Without altering anything, repeat each of the records.

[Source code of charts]
-------

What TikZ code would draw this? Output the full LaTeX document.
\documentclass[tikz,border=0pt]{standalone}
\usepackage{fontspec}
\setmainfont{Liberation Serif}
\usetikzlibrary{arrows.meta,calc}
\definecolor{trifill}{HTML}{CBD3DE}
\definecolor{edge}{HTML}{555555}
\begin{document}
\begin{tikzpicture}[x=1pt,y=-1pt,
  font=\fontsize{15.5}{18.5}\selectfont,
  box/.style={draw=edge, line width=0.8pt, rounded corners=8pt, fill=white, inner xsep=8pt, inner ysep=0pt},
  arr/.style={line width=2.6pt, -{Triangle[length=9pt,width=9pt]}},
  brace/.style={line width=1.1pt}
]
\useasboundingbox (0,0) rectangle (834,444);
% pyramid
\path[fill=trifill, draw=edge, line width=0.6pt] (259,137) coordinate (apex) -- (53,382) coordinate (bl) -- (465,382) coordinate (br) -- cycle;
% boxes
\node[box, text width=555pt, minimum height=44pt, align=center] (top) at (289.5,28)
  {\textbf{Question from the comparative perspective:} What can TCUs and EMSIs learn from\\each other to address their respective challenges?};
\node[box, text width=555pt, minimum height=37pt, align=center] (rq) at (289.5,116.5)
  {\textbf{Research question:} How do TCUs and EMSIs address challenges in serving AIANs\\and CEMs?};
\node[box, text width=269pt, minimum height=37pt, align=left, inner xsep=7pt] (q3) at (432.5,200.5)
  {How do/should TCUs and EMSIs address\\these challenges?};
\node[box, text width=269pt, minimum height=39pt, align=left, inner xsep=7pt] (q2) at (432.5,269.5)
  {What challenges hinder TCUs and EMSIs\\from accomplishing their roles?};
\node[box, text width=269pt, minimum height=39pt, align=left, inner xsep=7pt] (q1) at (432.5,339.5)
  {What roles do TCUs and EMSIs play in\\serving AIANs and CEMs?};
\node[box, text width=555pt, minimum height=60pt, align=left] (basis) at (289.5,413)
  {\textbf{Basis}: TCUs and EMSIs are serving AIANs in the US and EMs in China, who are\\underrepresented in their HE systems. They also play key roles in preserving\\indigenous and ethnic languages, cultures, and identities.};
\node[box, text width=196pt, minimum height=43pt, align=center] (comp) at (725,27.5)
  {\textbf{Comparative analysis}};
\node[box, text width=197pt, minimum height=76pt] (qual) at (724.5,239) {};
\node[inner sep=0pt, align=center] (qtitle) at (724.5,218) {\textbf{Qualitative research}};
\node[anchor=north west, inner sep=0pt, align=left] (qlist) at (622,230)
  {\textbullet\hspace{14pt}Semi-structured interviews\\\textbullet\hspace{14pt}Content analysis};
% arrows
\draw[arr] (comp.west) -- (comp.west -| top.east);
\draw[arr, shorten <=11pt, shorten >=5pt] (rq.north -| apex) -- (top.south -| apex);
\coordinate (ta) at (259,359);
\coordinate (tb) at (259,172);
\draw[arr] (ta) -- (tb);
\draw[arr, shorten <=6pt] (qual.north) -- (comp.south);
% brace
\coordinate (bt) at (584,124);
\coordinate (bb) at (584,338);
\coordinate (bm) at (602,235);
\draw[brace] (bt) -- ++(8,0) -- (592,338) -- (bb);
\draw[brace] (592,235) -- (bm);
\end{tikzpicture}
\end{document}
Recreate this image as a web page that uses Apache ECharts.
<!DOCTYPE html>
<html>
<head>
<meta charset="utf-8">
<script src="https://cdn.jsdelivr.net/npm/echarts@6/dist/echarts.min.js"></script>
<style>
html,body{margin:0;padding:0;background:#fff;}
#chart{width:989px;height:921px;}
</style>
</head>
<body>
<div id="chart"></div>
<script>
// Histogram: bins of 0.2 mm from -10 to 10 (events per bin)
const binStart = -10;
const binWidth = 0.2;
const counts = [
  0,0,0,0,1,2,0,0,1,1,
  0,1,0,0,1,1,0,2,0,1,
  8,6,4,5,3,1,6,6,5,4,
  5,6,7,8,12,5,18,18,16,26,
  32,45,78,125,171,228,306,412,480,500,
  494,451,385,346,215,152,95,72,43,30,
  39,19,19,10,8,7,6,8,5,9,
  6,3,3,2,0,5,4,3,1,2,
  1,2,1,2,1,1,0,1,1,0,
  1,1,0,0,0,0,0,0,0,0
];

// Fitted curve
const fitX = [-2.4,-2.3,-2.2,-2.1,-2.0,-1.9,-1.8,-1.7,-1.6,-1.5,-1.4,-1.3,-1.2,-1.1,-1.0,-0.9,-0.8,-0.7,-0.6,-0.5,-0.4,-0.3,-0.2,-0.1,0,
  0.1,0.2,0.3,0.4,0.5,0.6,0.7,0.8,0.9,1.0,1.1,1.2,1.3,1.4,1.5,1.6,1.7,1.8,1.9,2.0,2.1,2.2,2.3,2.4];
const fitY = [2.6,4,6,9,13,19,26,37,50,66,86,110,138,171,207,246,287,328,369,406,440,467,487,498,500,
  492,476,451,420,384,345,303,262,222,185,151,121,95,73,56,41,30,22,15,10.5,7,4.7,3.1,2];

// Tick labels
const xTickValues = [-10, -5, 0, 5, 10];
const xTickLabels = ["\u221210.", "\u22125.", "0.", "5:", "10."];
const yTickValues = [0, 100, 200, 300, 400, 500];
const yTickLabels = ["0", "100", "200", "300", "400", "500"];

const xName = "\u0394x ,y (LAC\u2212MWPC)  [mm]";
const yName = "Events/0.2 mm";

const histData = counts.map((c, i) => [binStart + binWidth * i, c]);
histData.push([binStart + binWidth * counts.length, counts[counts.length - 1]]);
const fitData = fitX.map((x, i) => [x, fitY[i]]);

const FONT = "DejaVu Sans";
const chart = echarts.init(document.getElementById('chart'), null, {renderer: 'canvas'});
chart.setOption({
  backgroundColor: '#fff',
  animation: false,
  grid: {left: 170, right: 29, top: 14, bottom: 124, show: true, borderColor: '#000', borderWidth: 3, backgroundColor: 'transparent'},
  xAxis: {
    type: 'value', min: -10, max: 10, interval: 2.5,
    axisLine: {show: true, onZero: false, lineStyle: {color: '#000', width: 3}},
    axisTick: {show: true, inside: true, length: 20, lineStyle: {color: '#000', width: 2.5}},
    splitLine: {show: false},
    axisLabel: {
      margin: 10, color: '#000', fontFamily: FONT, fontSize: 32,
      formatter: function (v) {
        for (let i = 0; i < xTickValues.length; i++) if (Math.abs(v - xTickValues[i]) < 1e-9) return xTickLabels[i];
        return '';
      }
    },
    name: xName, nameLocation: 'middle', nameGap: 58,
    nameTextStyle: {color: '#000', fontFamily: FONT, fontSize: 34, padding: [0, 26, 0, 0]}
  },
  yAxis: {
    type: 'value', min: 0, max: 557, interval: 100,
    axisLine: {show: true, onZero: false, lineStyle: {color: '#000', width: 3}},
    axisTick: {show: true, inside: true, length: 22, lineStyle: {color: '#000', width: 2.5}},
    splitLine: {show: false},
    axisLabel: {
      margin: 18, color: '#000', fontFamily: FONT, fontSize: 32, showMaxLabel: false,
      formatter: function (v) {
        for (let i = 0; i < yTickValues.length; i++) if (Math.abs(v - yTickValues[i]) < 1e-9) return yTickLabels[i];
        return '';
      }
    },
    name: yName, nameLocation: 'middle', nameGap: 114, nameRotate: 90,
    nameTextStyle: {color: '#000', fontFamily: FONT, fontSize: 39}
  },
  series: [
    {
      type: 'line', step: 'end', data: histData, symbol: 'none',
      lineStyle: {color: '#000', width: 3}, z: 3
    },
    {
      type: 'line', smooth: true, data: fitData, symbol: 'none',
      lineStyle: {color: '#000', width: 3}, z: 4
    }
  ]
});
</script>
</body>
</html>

-------

EXERCISE ANSWER
What TikZ code would draw this? Output the full LaTeX document.
\documentclass[tikz,border=0pt]{standalone}
\usepackage{fontspec}
\setmainfont{Liberation Serif}
\usetikzlibrary{arrows.meta,calc}
\definecolor{trifill}{HTML}{CBD3DE}
\definecolor{edge}{HTML}{555555}
\begin{document}
\begin{tikzpicture}[x=1pt,y=-1pt,
  font=\fontsize{15.5}{18.5}\selectfont,
  box/.style={draw=edge, line width=0.8pt, rounded corners=8pt, fill=white, inner xsep=8pt, inner ysep=0pt},
  arr/.style={line width=2.6pt, -{Triangle[length=9pt,width=9pt]}},
  brace/.style={line width=1.1pt}
]
\useasboundingbox (0,0) rectangle (834,444);
% pyramid
\path[fill=trifill, draw=edge, line width=0.6pt] (259,137) coordinate (apex) -- (53,382) coordinate (bl) -- (465,382) coordinate (br) -- cycle;
% boxes
\node[box, text width=555pt, minimum height=44pt, align=center] (top) at (289.5,28)
  {\textbf{Question from the comparative perspective:} What can TCUs and EMSIs learn from\\each other to address their respective challenges?};
\node[box, text width=555pt, minimum height=37pt, align=center] (rq) at (289.5,116.5)
  {\textbf{Research question:} How do TCUs and EMSIs address challenges in serving AIANs\\and CEMs?};
\node[box, text width=269pt, minimum height=37pt, align=left, inner xsep=7pt] (q3) at (432.5,200.5)
  {How do/should TCUs and EMSIs address\\these challenges?};
\node[box, text width=269pt, minimum height=39pt, align=left, inner xsep=7pt] (q2) at (432.5,269.5)
  {What challenges hinder TCUs and EMSIs\\from accomplishing their roles?};
\node[box, text width=269pt, minimum height=39pt, align=left, inner xsep=7pt] (q1) at (432.5,339.5)
  {What roles do TCUs and EMSIs play in\\serving AIANs and CEMs?};
\node[box, text width=555pt, minimum height=60pt, align=left] (basis) at (289.5,413)
  {\textbf{Basis}: TCUs and EMSIs are serving AIANs in the US and EMs in China, who are\\underrepresented in their HE systems. They also play key roles in preserving\\indigenous and ethnic languages, cultures, and identities.};
\node[box, text width=196pt, minimum height=43pt, align=center] (comp) at (725,27.5)
  {\textbf{Comparative analysis}};
\node[box, text width=197pt, minimum height=76pt] (qual) at (724.5,239) {};
\node[inner sep=0pt, align=center] (qtitle) at (724.5,218) {\textbf{Qualitative research}};
\node[anchor=north west, inner sep=0pt, align=left] (qlist) at (622,230)
  {\textbullet\hspace{14pt}Semi-structured interviews\\\textbullet\hspace{14pt}Content analysis};
% arrows
\draw[arr] (comp.west) -- (comp.west -| top.east);
\draw[arr, shorten <=11pt, shorten >=5pt] (rq.north -| apex) -- (top.south -| apex);
\coordinate (ta) at (259,359);
\coordinate (tb) at (259,172);
\draw[arr] (ta) -- (tb);
\draw[arr, shorten <=6pt] (qual.north) -- (comp.south);
% brace
\coordinate (bt) at (584,124);
\coordinate (bb) at (584,338);
\coordinate (bm) at (602,235);
\draw[brace] (bt) -- ++(8,0) -- (592,338) -- (bb);
\draw[brace] (592,235) -- (bm);
\end{tikzpicture}
\end{document}
Recreate this image as a web page that uses Apache ECharts.
<!DOCTYPE html>
<html>
<head>
<meta charset="utf-8">
<script src="https://cdn.jsdelivr.net/npm/echarts@6/dist/echarts.min.js"></script>
<style>
html,body{margin:0;padding:0;background:#fff;}
#chart{width:989px;height:921px;}
</style>
</head>
<body>
<div id="chart"></div>
<script>
// Histogram: bins of 0.2 mm from -10 to 10 (events per bin)
const binStart = -10;
const binWidth = 0.2;
const counts = [
  0,0,0,0,1,2,0,0,1,1,
  0,1,0,0,1,1,0,2,0,1,
  8,6,4,5,3,1,6,6,5,4,
  5,6,7,8,12,5,18,18,16,26,
  32,45,78,125,171,228,306,412,480,500,
  494,451,385,346,215,152,95,72,43,30,
  39,19,19,10,8,7,6,8,5,9,
  6,3,3,2,0,5,4,3,1,2,
  1,2,1,2,1,1,0,1,1,0,
  1,1,0,0,0,0,0,0,0,0
];

// Fitted curve
const fitX = [-2.4,-2.3,-2.2,-2.1,-2.0,-1.9,-1.8,-1.7,-1.6,-1.5,-1.4,-1.3,-1.2,-1.1,-1.0,-0.9,-0.8,-0.7,-0.6,-0.5,-0.4,-0.3,-0.2,-0.1,0,
  0.1,0.2,0.3,0.4,0.5,0.6,0.7,0.8,0.9,1.0,1.1,1.2,1.3,1.4,1.5,1.6,1.7,1.8,1.9,2.0,2.1,2.2,2.3,2.4];
const fitY = [2.6,4,6,9,13,19,26,37,50,66,86,110,138,171,207,246,287,328,369,406,440,467,487,498,500,
  492,476,451,420,384,345,303,262,222,185,151,121,95,73,56,41,30,22,15,10.5,7,4.7,3.1,2];

// Tick labels
const xTickValues = [-10, -5, 0, 5, 10];
const xTickLabels = ["\u221210.", "\u22125.", "0.", "5:", "10."];
const yTickValues = [0, 100, 200, 300, 400, 500];
const yTickLabels = ["0", "100", "200", "300", "400", "500"];

const xName = "\u0394x ,y (LAC\u2212MWPC)  [mm]";
const yName = "Events/0.2 mm";

const histData = counts.map((c, i) => [binStart + binWidth * i, c]);
histData.push([binStart + binWidth * counts.length, counts[counts.length - 1]]);
const fitData = fitX.map((x, i) => [x, fitY[i]]);

const FONT = "DejaVu Sans";
const chart = echarts.init(document.getElementById('chart'), null, {renderer: 'canvas'});
chart.setOption({
  backgroundColor: '#fff',
  animation: false,
  grid: {left: 170, right: 29, top: 14, bottom: 124, show: true, borderColor: '#000', borderWidth: 3, backgroundColor: 'transparent'},
  xAxis: {
    type: 'value', min: -10, max: 10, interval: 2.5,
    axisLine: {show: true, onZero: false, lineStyle: {color: '#000', width: 3}},
    axisTick: {show: true, inside: true, length: 20, lineStyle: {color: '#000', width: 2.5}},
    splitLine: {show: false},
    axisLabel: {
      margin: 10, color: '#000', fontFamily: FONT, fontSize: 32,
      formatter: function (v) {
        for (let i = 0; i < xTickValues.length; i++) if (Math.abs(v - xTickValues[i]) < 1e-9) return xTickLabels[i];
        return '';
      }
    },
    name: xName, nameLocation: 'middle', nameGap: 58,
    nameTextStyle: {color: '#000', fontFamily: FONT, fontSize: 34, padding: [0, 26, 0, 0]}
  },
  yAxis: {
    type: 'value', min: 0, max: 557, interval: 100,
    axisLine: {show: true, onZero: false, lineStyle: {color: '#000', width: 3}},
    axisTick: {show: true, inside: true, length: 22, lineStyle: {color: '#000', width: 2.5}},
    splitLine: {show: false},
    axisLabel: {
      margin: 18, color: '#000', fontFamily: FONT, fontSize: 32, showMaxLabel: false,
      formatter: function (v) {
        for (let i = 0; i < yTickValues.length; i++) if (Math.abs(v - yTickValues[i]) < 1e-9) return yTickLabels[i];
        return '';
      }
    },
    name: yName, nameLocation: 'middle', nameGap: 114, nameRotate: 90,
    nameTextStyle: {color: '#000', fontFamily: FONT, fontSize: 39}
  },
  series: [
    {
      type: 'line', step: 'end', data: histData, symbol: 'none',
      lineStyle: {color: '#000', width: 3}, z: 3
    },
    {
      type: 'line', smooth: true, data: fitData, symbol: 'none',
      lineStyle: {color: '#000', width: 3}, z: 4
    }
  ]
});
</script>
</body>
</html>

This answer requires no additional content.